THE EXERCISE » Pictures stay out of the copy; restate everything else in the material exactly.
[BEGIN DATA ROWS]
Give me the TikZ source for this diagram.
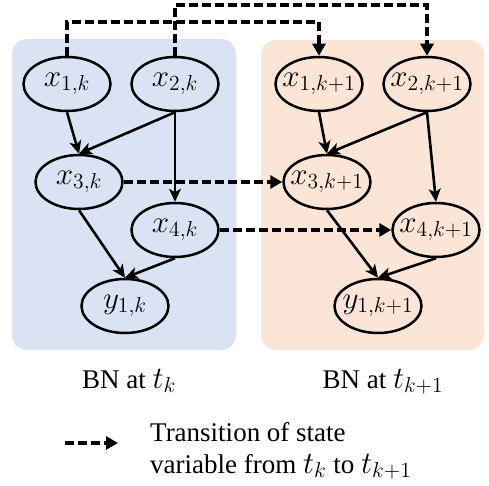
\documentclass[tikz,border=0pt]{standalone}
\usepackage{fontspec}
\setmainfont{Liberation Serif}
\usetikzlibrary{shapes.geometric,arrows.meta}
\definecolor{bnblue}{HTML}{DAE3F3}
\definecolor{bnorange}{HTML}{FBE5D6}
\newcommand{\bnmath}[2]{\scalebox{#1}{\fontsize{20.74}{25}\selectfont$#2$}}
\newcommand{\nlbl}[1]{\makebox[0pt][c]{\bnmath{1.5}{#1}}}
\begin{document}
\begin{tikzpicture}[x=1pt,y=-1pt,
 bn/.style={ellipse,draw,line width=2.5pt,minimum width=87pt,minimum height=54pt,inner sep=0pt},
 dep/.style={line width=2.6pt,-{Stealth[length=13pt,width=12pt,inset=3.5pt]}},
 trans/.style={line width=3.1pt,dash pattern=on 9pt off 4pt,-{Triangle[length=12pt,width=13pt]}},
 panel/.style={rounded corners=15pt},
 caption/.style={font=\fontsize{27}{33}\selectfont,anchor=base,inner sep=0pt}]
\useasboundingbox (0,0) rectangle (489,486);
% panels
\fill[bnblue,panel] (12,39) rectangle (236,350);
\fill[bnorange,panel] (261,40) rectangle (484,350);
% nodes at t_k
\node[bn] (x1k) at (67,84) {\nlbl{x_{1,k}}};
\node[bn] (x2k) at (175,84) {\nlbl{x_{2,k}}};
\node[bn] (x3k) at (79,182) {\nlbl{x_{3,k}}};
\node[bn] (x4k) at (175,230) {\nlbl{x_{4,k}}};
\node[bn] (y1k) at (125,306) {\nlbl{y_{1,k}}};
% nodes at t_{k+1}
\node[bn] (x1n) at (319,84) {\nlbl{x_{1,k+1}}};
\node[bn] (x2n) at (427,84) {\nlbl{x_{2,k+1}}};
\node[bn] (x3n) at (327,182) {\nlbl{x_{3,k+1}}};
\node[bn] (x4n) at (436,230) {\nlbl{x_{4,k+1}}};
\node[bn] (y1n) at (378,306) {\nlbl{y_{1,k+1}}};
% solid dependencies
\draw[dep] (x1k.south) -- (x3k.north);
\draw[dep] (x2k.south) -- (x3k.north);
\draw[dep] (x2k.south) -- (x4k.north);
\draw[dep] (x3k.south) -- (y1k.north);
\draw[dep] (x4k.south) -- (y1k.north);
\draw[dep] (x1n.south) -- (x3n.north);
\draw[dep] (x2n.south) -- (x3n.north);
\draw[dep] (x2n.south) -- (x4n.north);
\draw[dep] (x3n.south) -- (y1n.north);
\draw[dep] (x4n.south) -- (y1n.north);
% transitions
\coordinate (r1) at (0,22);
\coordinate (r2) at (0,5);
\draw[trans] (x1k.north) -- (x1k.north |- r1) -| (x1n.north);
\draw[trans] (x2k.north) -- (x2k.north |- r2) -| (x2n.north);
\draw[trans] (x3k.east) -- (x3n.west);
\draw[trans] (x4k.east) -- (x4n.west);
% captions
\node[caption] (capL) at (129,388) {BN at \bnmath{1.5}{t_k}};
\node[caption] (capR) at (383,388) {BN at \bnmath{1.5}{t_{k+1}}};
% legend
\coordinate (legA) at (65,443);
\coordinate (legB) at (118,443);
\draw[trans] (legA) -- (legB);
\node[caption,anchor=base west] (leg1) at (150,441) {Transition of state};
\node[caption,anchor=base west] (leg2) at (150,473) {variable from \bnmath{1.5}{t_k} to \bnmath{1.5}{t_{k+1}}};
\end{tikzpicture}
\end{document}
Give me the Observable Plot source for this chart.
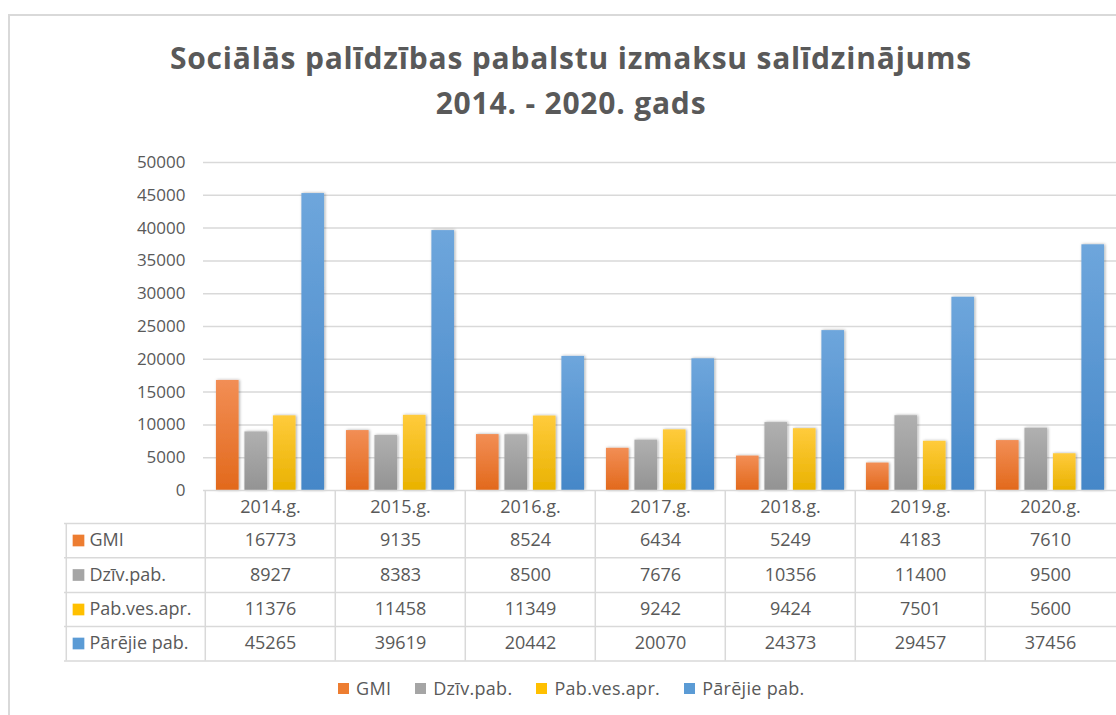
[END DATA ROWS]
THE ANSWER »
Give me the TikZ source for this diagram.
\documentclass[tikz,border=0pt]{standalone}
\usepackage{fontspec}
\setmainfont{Liberation Serif}
\usetikzlibrary{shapes.geometric,arrows.meta}
\definecolor{bnblue}{HTML}{DAE3F3}
\definecolor{bnorange}{HTML}{FBE5D6}
\newcommand{\bnmath}[2]{\scalebox{#1}{\fontsize{20.74}{25}\selectfont$#2$}}
\newcommand{\nlbl}[1]{\makebox[0pt][c]{\bnmath{1.5}{#1}}}
\begin{document}
\begin{tikzpicture}[x=1pt,y=-1pt,
 bn/.style={ellipse,draw,line width=2.5pt,minimum width=87pt,minimum height=54pt,inner sep=0pt},
 dep/.style={line width=2.6pt,-{Stealth[length=13pt,width=12pt,inset=3.5pt]}},
 trans/.style={line width=3.1pt,dash pattern=on 9pt off 4pt,-{Triangle[length=12pt,width=13pt]}},
 panel/.style={rounded corners=15pt},
 caption/.style={font=\fontsize{27}{33}\selectfont,anchor=base,inner sep=0pt}]
\useasboundingbox (0,0) rectangle (489,486);
% panels
\fill[bnblue,panel] (12,39) rectangle (236,350);
\fill[bnorange,panel] (261,40) rectangle (484,350);
% nodes at t_k
\node[bn] (x1k) at (67,84) {\nlbl{x_{1,k}}};
\node[bn] (x2k) at (175,84) {\nlbl{x_{2,k}}};
\node[bn] (x3k) at (79,182) {\nlbl{x_{3,k}}};
\node[bn] (x4k) at (175,230) {\nlbl{x_{4,k}}};
\node[bn] (y1k) at (125,306) {\nlbl{y_{1,k}}};
% nodes at t_{k+1}
\node[bn] (x1n) at (319,84) {\nlbl{x_{1,k+1}}};
\node[bn] (x2n) at (427,84) {\nlbl{x_{2,k+1}}};
\node[bn] (x3n) at (327,182) {\nlbl{x_{3,k+1}}};
\node[bn] (x4n) at (436,230) {\nlbl{x_{4,k+1}}};
\node[bn] (y1n) at (378,306) {\nlbl{y_{1,k+1}}};
% solid dependencies
\draw[dep] (x1k.south) -- (x3k.north);
\draw[dep] (x2k.south) -- (x3k.north);
\draw[dep] (x2k.south) -- (x4k.north);
\draw[dep] (x3k.south) -- (y1k.north);
\draw[dep] (x4k.south) -- (y1k.north);
\draw[dep] (x1n.south) -- (x3n.north);
\draw[dep] (x2n.south) -- (x3n.north);
\draw[dep] (x2n.south) -- (x4n.north);
\draw[dep] (x3n.south) -- (y1n.north);
\draw[dep] (x4n.south) -- (y1n.north);
% transitions
\coordinate (r1) at (0,22);
\coordinate (r2) at (0,5);
\draw[trans] (x1k.north) -- (x1k.north |- r1) -| (x1n.north);
\draw[trans] (x2k.north) -- (x2k.north |- r2) -| (x2n.north);
\draw[trans] (x3k.east) -- (x3n.west);
\draw[trans] (x4k.east) -- (x4n.west);
% captions
\node[caption] (capL) at (129,388) {BN at \bnmath{1.5}{t_k}};
\node[caption] (capR) at (383,388) {BN at \bnmath{1.5}{t_{k+1}}};
% legend
\coordinate (legA) at (65,443);
\coordinate (legB) at (118,443);
\draw[trans] (legA) -- (legB);
\node[caption,anchor=base west] (leg1) at (150,441) {Transition of state};
\node[caption,anchor=base west] (leg2) at (150,473) {variable from \bnmath{1.5}{t_k} to \bnmath{1.5}{t_{k+1}}};
\end{tikzpicture}
\end{document}
Give me the Observable Plot source for this chart.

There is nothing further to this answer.